“I tried to console Manon as we went along, but despair was rankling in my own heart. I should have destroyed myself a thousand times over, if I had not felt that I held in my arms all that could attach me to life: this reflection reconciled me. `I possess her at least,’ said I; `she loves me! she is mine! Vainly does Tiberge call this a mere phantom of happiness.’ I could, without feeling interest or emotion, see the whole world besides perish around me. Why? Because I have in it no object of affection beyond her.
“This sentiment was true; however, while I so lightly esteemed the good things of the world, I felt that there was no doing without some little portion of them, were it only to inspire a more thorough contempt for the remainder. Love is more powerful than wealth—more attractive than grandeur or fame; but, alas! it cannot exist without certain artificial aids; and there is nothing more humiliating to the feelings, of a sensitive lover, than to find himself, by want of means, reduced to the level of the most vulgar minds.
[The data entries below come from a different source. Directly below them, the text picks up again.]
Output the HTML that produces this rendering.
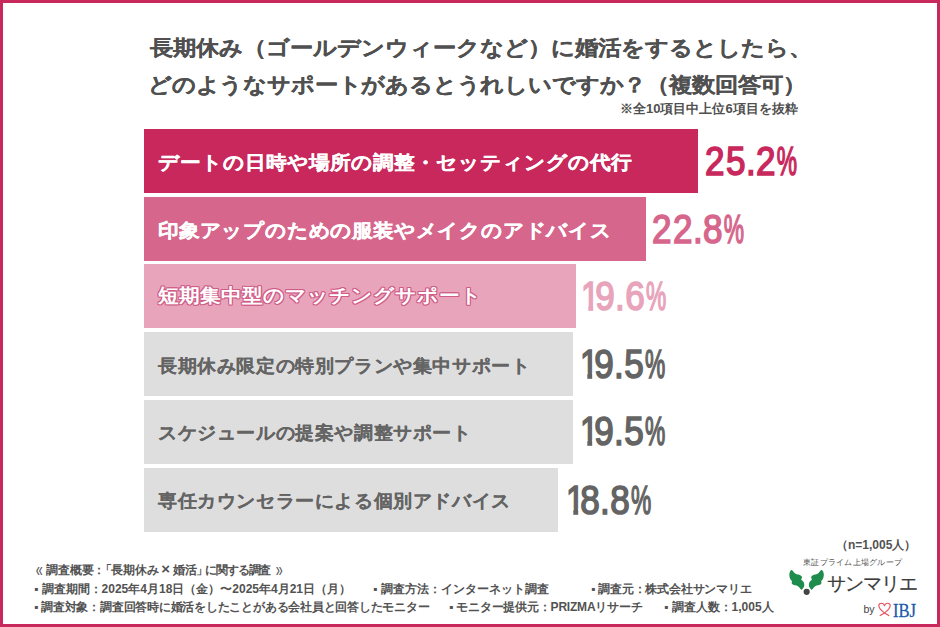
<!DOCTYPE html>
<html lang="ja">
<head>
<meta charset="utf-8">
<style>
html,body{margin:0;padding:0;}
body{width:940px;height:627px;position:relative;overflow:hidden;background:#fff;font-family:"Liberation Sans",sans-serif;}
.frame{position:absolute;left:0;top:0;width:940px;height:627px;box-sizing:border-box;border:3px solid #c8285c;}
.t{position:absolute;white-space:nowrap;line-height:1;font-weight:bold;}
.title{color:#505050;font-size:23px;transform-origin:0 50%;transform:scaleY(0.9);-webkit-text-stroke:0.2px #505050;}
.bar{position:absolute;left:144px;height:64px;}
.lbl{font-size:21px;transform-origin:0 50%;transform:scaleY(0.92);}
.g{font-size:19px;letter-spacing:0.6px;transform:scaleY(0.95);color:#646464;-webkit-text-stroke:0.1px #646464;}
.w{color:#fff;-webkit-text-stroke:0.3px #fff;}
.num{position:absolute;white-space:nowrap;line-height:1;font-weight:normal;font-size:41px;transform-origin:0 0;transform:scaleX(0.855);-webkit-text-stroke-width:1.6px;letter-spacing:1.8px;}
.one{display:inline-block;transform-origin:0 0;transform:scaleX(0.95);margin-right:-8px;clip-path:polygon(0 0,30px 0,30px 29.5px,15px 29.5px,15px 40px,9px 40px,9px 29.5px,0 29.5px);}
.dt{margin-left:-1.4px;margin-right:-1.4px;}
.pc{display:inline-block;transform-origin:0 0;transform:scaleX(0.65);}
.foot{color:#525252;font-size:12px;}
</style>
</head>
<body>
<div class="frame"></div>
<div class="t title" style="left:150px;top:37px;">長期休み（ゴールデンウィークなど）に婚活をするとしたら、</div>
<div class="t title" style="left:148px;top:74px;letter-spacing:-0.18px;">どのようなサポートがあるとうれしいですか？（複数回答可）</div>
<div class="t" style="left:620px;top:102px;font-size:13px;color:#505050;">※全10項目中上位6項目を抜粋</div>

<div class="bar" style="top:129px;width:554px;background:#c8285c;"></div>
<div class="bar" style="top:197px;width:501.5px;background:#d6668c;"></div>
<div class="bar" style="top:264px;width:431.5px;background:#e8a4bb;"></div>
<div class="bar" style="top:332px;width:429px;background:#dedede;"></div>
<div class="bar" style="top:400px;width:429px;background:#dedede;"></div>
<div class="bar" style="top:468px;width:414px;background:#dedede;"></div>

<div class="t lbl w" style="left:158px;top:152px;">デートの日時や場所の調整・セッティングの代行</div>
<div class="t lbl w" style="left:158px;top:219.5px;letter-spacing:-0.2px;">印象アップのための服装やメイクのアドバイス</div>
<div class="t lbl w" style="left:158px;top:285px;-webkit-text-stroke:0;text-shadow:1px 0 0 #d05c87,-1px 0 0 #d05c87,0 1px 0 #d05c87,0 -1px 0 #d05c87,1px 1px 0 #d05c87,-1px -1px 0 #d05c87,1px -1px 0 #d05c87,-1px 1px 0 #d05c87;">短期集中型のマッチングサポート</div>
<div class="t lbl g" style="left:158px;top:356px;">長期休み限定の特別プランや集中サポート</div>
<div class="t lbl g" style="left:158px;top:422.5px;">スケジュールの提案や調整サポート</div>
<div class="t lbl g" style="left:158px;top:491px;">専任カウンセラーによる個別アドバイス</div>

<div class="num" style="left:705px;top:140.5px;color:#c8285c;">25<span class="dt">.</span>2<span class="pc">%</span></div>
<div class="num" style="left:652px;top:208.5px;color:#d6668c;">22<span class="dt">.</span>8<span class="pc">%</span></div>
<div class="num" style="left:580.5px;top:276px;color:#e8a4bb;"><span class="one">1</span>9<span class="dt">.</span>6<span class="pc">%</span></div>
<div class="num" style="left:579.5px;top:343.5px;color:#646464;"><span class="one">1</span>9<span class="dt">.</span>5<span class="pc">%</span></div>
<div class="num" style="left:579.5px;top:410.5px;color:#646464;"><span class="one">1</span>9<span class="dt">.</span>5<span class="pc">%</span></div>
<div class="num" style="left:565.5px;top:479.5px;color:#646464;"><span class="one">1</span>8<span class="dt">.</span>8<span class="pc">%</span></div>

<div class="t foot" style="left:28px;top:563px;letter-spacing:-0.25px;"><span style="display:inline-block;font-family:'Liberation Sans',sans-serif;font-weight:normal;transform:translateY(-1.5px) scale(1.05,1.75);margin-left:8px;margin-right:4px;">«</span>調査概要<span style="margin-right:-3px">：</span><span style="margin-left:-2.6px">「</span>長期休み<span style="margin:0 3px;font-size:15px;line-height:12px">×</span>婚活<span style="margin-right:-2.8px">」</span><span style="letter-spacing:-1.2px">に関する調査</span><span style="display:inline-block;font-family:'Liberation Sans',sans-serif;font-weight:normal;transform:translateY(-1.5px) scale(1.05,1.75);margin-left:6px;">»</span></div>
<div class="t foot" style="left:34px;top:583px;">▪ 調査期間：2025年4月18日（金）〜2025年4月21日（月）</div>
<div class="t foot" style="left:373px;top:583px;">▪ 調査方法：インターネット調査</div>
<div class="t foot" style="left:591px;top:583px;letter-spacing:-0.2px;">▪ 調査元：株式会社サンマリエ</div>
<div class="t foot" style="left:34px;top:601px;letter-spacing:-0.23px;">▪ 調査対象：調査回答時に婚活をしたことがある会社員と回答したモニター</div>
<div class="t foot" style="left:449px;top:601px;letter-spacing:-0.2px;">▪ モニター提供元：PRIZMAリサーチ</div>
<div class="t foot" style="left:664px;top:601px;">▪ 調査人数：1,005人</div>
<div class="t foot" style="left:836px;top:538.5px;">（n=1,005人）</div>

<div class="t" style="left:803px;top:558.5px;font-size:8px;font-weight:normal;color:#555;letter-spacing:0.25px;">東証プライム上場グループ</div>
<svg style="position:absolute;left:786px;top:566px;" width="42" height="30" viewBox="0 0 42 30">
<path fill="#1e8c4c" d="M5.74 4.11C6.22 4.38 7.02 5.39 7.66 5.98C8.29 6.57 8.85 7.23 9.57 7.66C10.29 8.08 11.16 8.26 11.96 8.52C12.76 8.77 13.72 8.84 14.35 9.19C14.99 9.54 15.53 10.10 15.79 10.62C16.04 11.15 15.98 11.87 15.89 12.34C15.79 12.82 15.11 13.08 15.22 13.49C15.32 13.91 16.08 14.33 16.51 14.83C16.94 15.33 17.50 15.83 17.80 16.51C18.09 17.19 18.29 18.10 18.28 18.90C18.26 19.70 18.04 20.57 17.70 21.29C17.37 22.01 16.65 22.79 16.27 23.21C15.89 23.62 15.77 23.90 15.41 23.78C15.05 23.66 14.59 22.98 14.11 22.49C13.64 21.99 13.13 21.29 12.54 20.81C11.94 20.33 11.30 19.91 10.53 19.62C9.75 19.32 8.63 19.32 7.89 19.04C7.16 18.76 6.50 18.39 6.12 17.94C5.75 17.50 5.66 16.82 5.65 16.36C5.63 15.91 6.19 15.67 6.03 15.22C5.87 14.76 5.09 14.30 4.69 13.64C4.29 12.97 3.86 12.12 3.64 11.24C3.41 10.37 3.30 9.31 3.35 8.37C3.40 7.44 3.68 6.31 3.92 5.65C4.16 4.98 4.48 4.66 4.78 4.40C5.09 4.15 5.26 3.85 5.74 4.11Z"/>
<path fill="#1e8c4c" transform="translate(41.14,0) scale(-1,1)" d="M5.74 4.11C6.22 4.38 7.02 5.39 7.66 5.98C8.29 6.57 8.85 7.23 9.57 7.66C10.29 8.08 11.16 8.26 11.96 8.52C12.76 8.77 13.72 8.84 14.35 9.19C14.99 9.54 15.53 10.10 15.79 10.62C16.04 11.15 15.98 11.87 15.89 12.34C15.79 12.82 15.11 13.08 15.22 13.49C15.32 13.91 16.08 14.33 16.51 14.83C16.94 15.33 17.50 15.83 17.80 16.51C18.09 17.19 18.29 18.10 18.28 18.90C18.26 19.70 18.04 20.57 17.70 21.29C17.37 22.01 16.65 22.79 16.27 23.21C15.89 23.62 15.77 23.90 15.41 23.78C15.05 23.66 14.59 22.98 14.11 22.49C13.64 21.99 13.13 21.29 12.54 20.81C11.94 20.33 11.30 19.91 10.53 19.62C9.75 19.32 8.63 19.32 7.89 19.04C7.16 18.76 6.50 18.39 6.12 17.94C5.75 17.50 5.66 16.82 5.65 16.36C5.63 15.91 6.19 15.67 6.03 15.22C5.87 14.76 5.09 14.30 4.69 13.64C4.29 12.97 3.86 12.12 3.64 11.24C3.41 10.37 3.30 9.31 3.35 8.37C3.40 7.44 3.68 6.31 3.92 5.65C4.16 4.98 4.48 4.66 4.78 4.40C5.09 4.15 5.26 3.85 5.74 4.11Z"/>
<circle cx="20.67" cy="25.84" r="3.1" fill="#444"/>
</svg>
<div class="t" style="left:827px;top:574px;font-size:19px;font-weight:normal;color:#3c3c3c;letter-spacing:-0.9px;-webkit-text-stroke:0.2px #3c3c3c;">サンマリエ</div>
<div class="t" style="left:863.5px;top:604px;font-size:10.5px;font-weight:normal;color:#444;">by</div>
<svg style="position:absolute;left:874px;top:600px;" width="22" height="20" viewBox="0 0 22 20">
<path fill="none" stroke="#e6505c" stroke-width="1.15" stroke-linecap="round" d="M14.8 15.6L10.5 12.9C7 10.5 4.8 8 4.8 5.6C4.8 3.9 6 3.2 7.5 3.2C8.8 3.2 10 4.1 10.5 5.7"/>
<path fill="none" stroke="#e6505c" stroke-width="1.15" stroke-linecap="round" d="M6.2 15.6L10.5 12.9C14 10.5 16.2 8 16.2 5.6C16.2 3.9 15 3.2 13.5 3.2C12.2 3.2 11 4.1 10.5 5.7"/>
</svg>
<div class="t" style="left:893px;top:600.5px;font-size:19.5px;font-weight:normal;color:#1b5aaa;-webkit-text-stroke:0.3px #1b5aaa;font-family:'Liberation Serif',serif;transform-origin:0 0;transform:scaleX(0.85);">IBJ</div>
</body>
</html>
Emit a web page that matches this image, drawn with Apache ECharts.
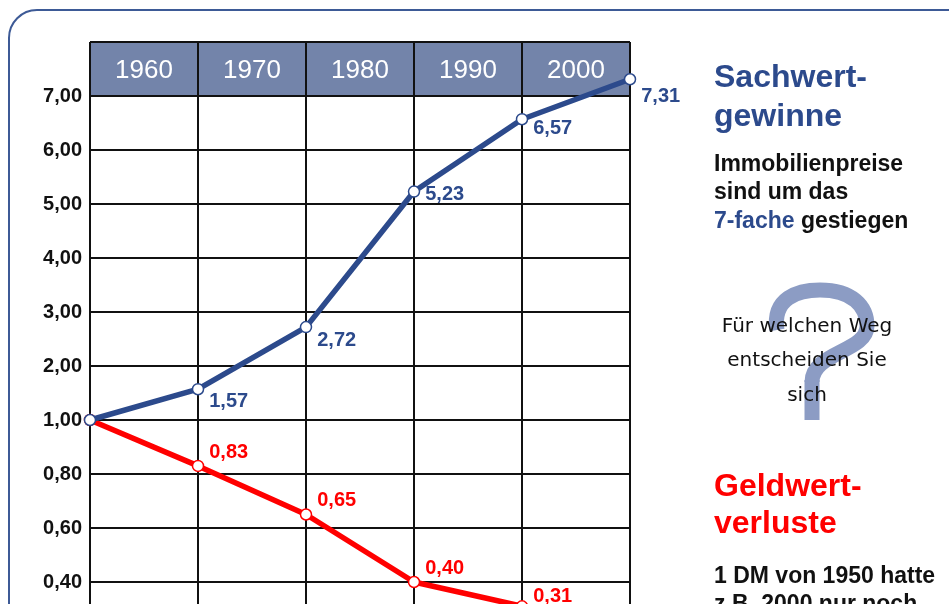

“It was eleven o’clock when we arrived at Chaillot. They received us at the inn as old acquaintances, and expressed no sort of surprise at seeing Manon in male attire, for it was the custom in Paris and the environs to adopt all disguises. I took care to have her served with as much attention as if I had been in prosperous circumstances. She was ignorant of my poverty, and I carefully kept her so, being resolved to return alone the following day to Paris, to seek some cure for this vexatious kind of malady.
“At supper she appeared pale and thin; I had not observed this at the Hospital, as the room in which I saw her was badly lighted. I asked her if the excessive paleness were not caused by the shock of witnessing her brother’s death? She assured me that, horrified as she naturally was at the event, her paleness was purely the effect of a three months’ absence from me. `You do love me then devotedly?’ I exclaimed.